Di Indonesia, usaha meminta maaf atau mengukuhkan maaf
terjadi dengan kunjungan. Individu, keluarga, atau komunitas bergerak ke
rumah-rumah bermisi pengakuan salah (sengaja atau tak sengaja) dan meminta
maaf. Di percakapan rutin dan “baku”, pihak pemberi maaf justru melanjutkan
pamrih mendoakan.
Lebaran di Indonesia mempertemukan “maaf” dan “doa”. Adegan
salaman atau sungkem mengusung misi maaf terjadi sebentar.
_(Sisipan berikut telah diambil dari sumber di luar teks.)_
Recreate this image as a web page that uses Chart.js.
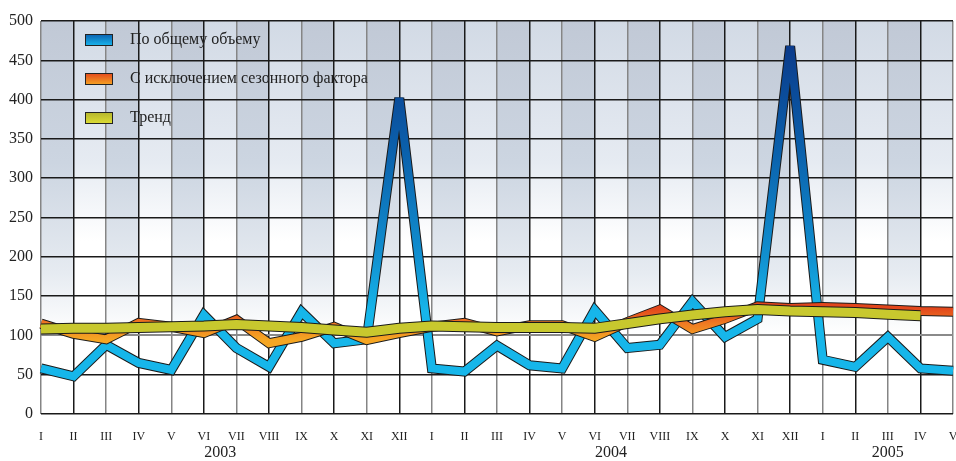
<!DOCTYPE html>
<html>
<head>
<meta charset="utf-8">
<script src="https://cdn.jsdelivr.net/npm/chart.js@4/dist/chart.umd.min.js"></script>
<style>
  html, body { margin: 0; padding: 0; background: #fff; }
  #wrap { position: relative; width: 956px; height: 461px; }
</style>
</head>
<body>
<div id="wrap"><canvas id="volumeChart" width="956" height="461"></canvas></div>
<script>
// months I..XII for 2003, 2004 and I..V for 2005
const months = ['I','II','III','IV','V','VI','VII','VIII','IX','X','XI','XII',
                'I','II','III','IV','V','VI','VII','VIII','IX','X','XI','XII',
                'I','II','III','IV','V'];
const years = ['2003', '2004', '2005'];
const yearPos = [5.5, 17.5, 26];   // category position under which each year sits
const yTicks = [0, 50, 100, 150, 200, 250, 300, 350, 400, 450, 500];

const totalVolume = [58, 48, 88, 65, 56, 126, 84, 60, 130, 90, 95, 402,
                     58, 54, 87, 62, 58, 132, 84, 88, 143, 98, 121, 468,
                     69, 60, 98, 58, 55];
const seasonAdj = [115, 102, 95, 116, 111, 103, 120, 90, 98, 111, 94, 103,
                   111, 116, 105, 113, 113, 98, 117, 133, 108, 121, 137, 135,
                   136, 135, 133, 131, 130];
const trend = [108, 109, 109, 110, 111, 112, 114, 112, 110, 107, 104, 109,
               112, 111, 110, 110, 110, 109, 115, 121, 126, 130, 133, 131,
               130, 129, 127, 125, null];

const seriesNames = ['По общему объему', 'С исключением сезонного фактора', 'Тренд'];

const serif = '"Liberation Serif", "DejaVu Serif", serif';

function vGradient(chart, stops) {
    const { ctx, chartArea, scales } = chart;
    if (!chartArea) return null;
    const y = scales.y;
    const g = ctx.createLinearGradient(0, y.getPixelForValue(stops[0][0]), 0, y.getPixelForValue(stops[stops.length - 1][0]));
    const span = stops[stops.length - 1][0] - stops[0][0];
    stops.forEach(s => g.addColorStop((s[0] - stops[0][0]) / span, s[1]));
    return g;
}

const blueStops = [[130, '#16b6ea'], [200, '#1190d0'], [330, '#0b62ad'], [470, '#0b3a8a']];
const orangeStops = [[95, '#f5a623'], [115, '#ef7a22'], [135, '#e2461c']];

const columnShade = {
    id: 'columnShade',
    beforeDraw(chart) {
        const { ctx, chartArea, scales } = chart;
        const x = scales.x, y = scales.y;
        ctx.save();
        for (let i = 0; i < months.length - 1; i++) {
            const x0 = x.getPixelForValue(i), x1 = x.getPixelForValue(i + 1);
            const g = ctx.createLinearGradient(0, chartArea.top, 0, y.getPixelForValue(100));
            if (i % 2 === 0) {
                g.addColorStop(0, '#c1c9d6');
                g.addColorStop(0.45, '#ccd5e1');
                g.addColorStop(0.8, '#e6ebf1');
                g.addColorStop(1, '#ffffff');
            } else {
                g.addColorStop(0, '#d2dae5');
                g.addColorStop(0.45, '#e6ebf2');
                g.addColorStop(0.7, '#ffffff');
                g.addColorStop(1, '#ffffff');
            }
            ctx.fillStyle = g;
            ctx.fillRect(x0, chartArea.top, x1 - x0, chartArea.bottom - chartArea.top);
        }
        ctx.restore();
    },
    // sharp peaks get a flat (bevelled) top like in the original
    beforeDatasetsDraw(chart) {
        chart.ctx.save();
        chart.ctx.miterLimit = 4;
    },
    afterDatasetsDraw(chart) {
        chart.ctx.restore();
    }
};

const legendAndYears = {
    id: 'legendAndYears',
    afterDraw(chart) {
        const { ctx, scales } = chart;
        ctx.save();
        // legend
        const fills = [
            ['#0a5fae', '#1ab8ee'],
            ['#e2461c', '#f5a623'],
            ['#b4b42c', '#dede34']
        ];
        seriesNames.forEach((name, i) => {
            const top = 34 + i * 39;
            const g = ctx.createLinearGradient(0, top, 0, top + 12);
            g.addColorStop(0, fills[i][0]);
            g.addColorStop(1, fills[i][1]);
            ctx.fillStyle = g;
            ctx.fillRect(85, top, 28, 12);
            ctx.strokeStyle = '#222';
            ctx.lineWidth = 1;
            ctx.strokeRect(85.5, top + 0.5, 27, 11);
            ctx.fillStyle = '#222';
            ctx.font = '16px ' + serif;
            ctx.textBaseline = 'middle';
            ctx.textAlign = 'left';
            ctx.fillText(name, 130, top + 6);
        });
        // years
        ctx.font = '16px ' + serif;
        ctx.textAlign = 'center';
        ctx.textBaseline = 'middle';
        ctx.fillStyle = '#222';
        years.forEach((yr, i) => {
            ctx.fillText(yr, scales.x.getPixelForValue(yearPos[i]), 453);
        });
        ctx.restore();
    }
};

function lineSet(data, color, width, order) {
    return {
        data: data,
        borderColor: color,
        borderWidth: width,
        pointRadius: 0,
        tension: 0,
        fill: false,
        borderJoinStyle: 'miter',
        borderCapStyle: 'butt',
        spanGaps: false,
        order: order
    };
}

const ctx = document.getElementById('volumeChart').getContext('2d');
new Chart(ctx, {
    type: 'line',
    data: {
        labels: months,
        datasets: [
            lineSet(trend, '#c8c82e', 9, 1),
            lineSet(trend, '#1a1a1a', 11, 2),
            lineSet(seasonAdj, c => vGradient(c.chart, orangeStops), 8, 3),
            lineSet(seasonAdj, '#1a1a1a', 10, 4),
            lineSet(totalVolume, c => vGradient(c.chart, blueStops), 8, 5),
            lineSet(totalVolume, '#1a1a1a', 10, 6)
        ]
    },
    options: {
        responsive: false,
        animation: false,
        layout: { padding: { top: 21, right: 3, left: 0, bottom: 0 } },
        plugins: {
            legend: { display: false },
            tooltip: { enabled: false }
        },
        scales: {
            x: {
                offset: false,
                grid: {
                    color: c => (c.index % 2 === 0 ? '#858585' : '#1a1a1a'),
                    lineWidth: 1.5,
                    drawTicks: false
                },
                border: { display: false },
                ticks: {
                    autoSkip: false,
                    maxRotation: 0,
                    padding: 16,
                    color: '#222',
                    font: { family: serif, size: 12 }
                },
                afterFit(scale) {
                    scale.height = 47;
                    scale.paddingLeft = 0;
                    scale.paddingRight = 0;
                }
            },
            y: {
                min: 0,
                max: 500,
                afterBuildTicks(scale) {
                    scale.ticks = yTicks.map(v => ({ value: v }));
                },
                grid: {
                    color: c => (c.tick && c.tick.value === 100 ? '#8a8a8a' : '#1a1a1a'),
                    lineWidth: c => (c.tick && c.tick.value === 100 ? 2 : 1.5),
                    drawTicks: false
                },
                border: { display: false },
                ticks: {
                    padding: 8,
                    color: '#222',
                    font: { family: serif, size: 16 }
                },
                afterFit(scale) {
                    scale.width = 41;
                }
            }
        }
    },
    plugins: [columnShade, legendAndYears]
});
</script>
</body>
</html>
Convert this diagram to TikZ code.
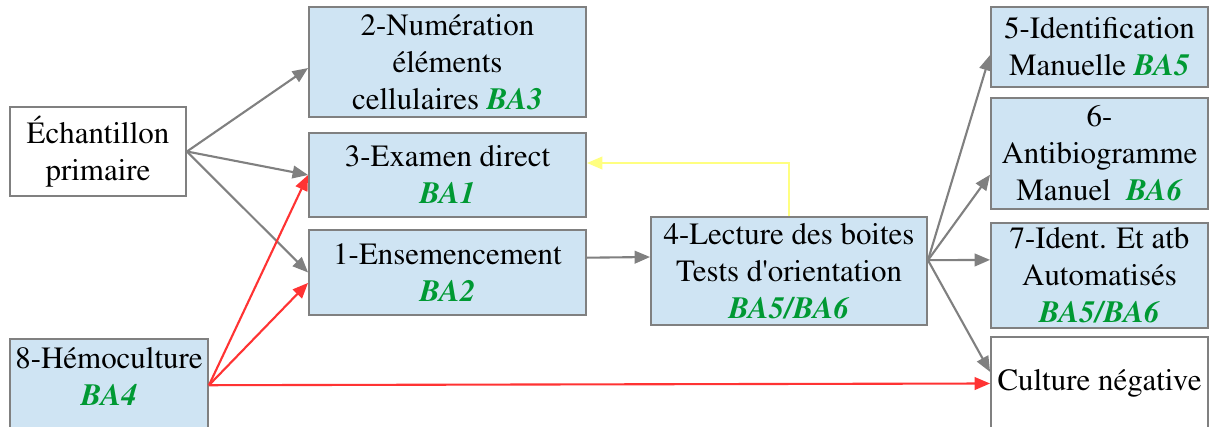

Orang-orang tak
sempat bermain ingatan atau mengadakan pemaknaan bersama. Lebaran itu urusan
“kecepatan” dan “keberuntungan” saat berkunjung menemui pihak-pihak dianggap
pantas terhubung dalam selebrasi maaf.
Kehadiran buku John Kader memang tak dimaksudkan terbit
dalam edisi Lebaran. Ia melakukan pengamatan di Barat mengenai perkembangan
maaf berkaitan tata kehidupan global mudah berubah. Pengertian lama tentang
bertemu untuk permintaan maaf mulai menjadi sejenis “tontonan” saat menimbulkan
keramaian di media sosial.
John Kader membahasakan: “Perang maaf sedang digelar di
ruang publik.” Kita mendingan mengikuti sodoran renungan: “Permintaan maaf
memungkinkan kita untuk menyelesaikan ganjalan hati dan meredakan konflik tanpa
menggunakan kekerasan atau balasa dendam.” Pengertian kadang samar saat
“dipermainkan” di media sosial berisiko menghapus batas-batas urusan pribadi
dan publik.
Buku “tepat” dibaca saat Lebaran sebagai lanjutan dari
uraian-uraian John Kader disajikan oleh Afthonul Afif. Ia menulis buku berjudul
Forgiving the Unforbivable: Menyembuhkan Luka, Memupuk Welas Asih
(2019). Penjelasan penting: “Sebelum menjadi isu keilmuan yang semakin luas
dikaji belakangan ini, pemaafan sebenarnya telah diterima sebagai salah satu
ajaran terpenting dalam tradisi agama-agama besar (Yahudi, Kristen, Islam,
Hindu, dan Buddha). Hal ini mengindikasikan bahwa pemaafan sebenarnya telah
menjadi problem mendasar kehidupan yang senantiasa muncul dalam setiap periode
peradaban manusia.”
Pada saat orang mengalami Lebaran dan berani membuka
halaman-halaman buku Forgiving the Unforbivable bakal terangsang
kesadaran memilih merenung ketimbang mengikuti nafsu makan, minum, piknik, dan
tidur. Kalimat bisa dikutip saat Lebaran: “Permintaan maaf dan penyesalan
ibarat obat dan dibutuhkan oleh batin yang menderita luka akibat sebuah
pelanggaran.”
Lebaran mendingan menjadi pembaca buku-buku agar kemauan
mengajukan permintaan maaf dan pemberian maaf tak sekadar “omong kosong” atau
“sandiwara akbar”. Kita pun insaf jika menjadi pembaca buku saat Lebaran itu
seperti “salah waktu” dan “salah tempat” jika mengikuti tradisi-tradisi
“bergerak” dan “berkumpul” di seantero Indonesia. Begitu.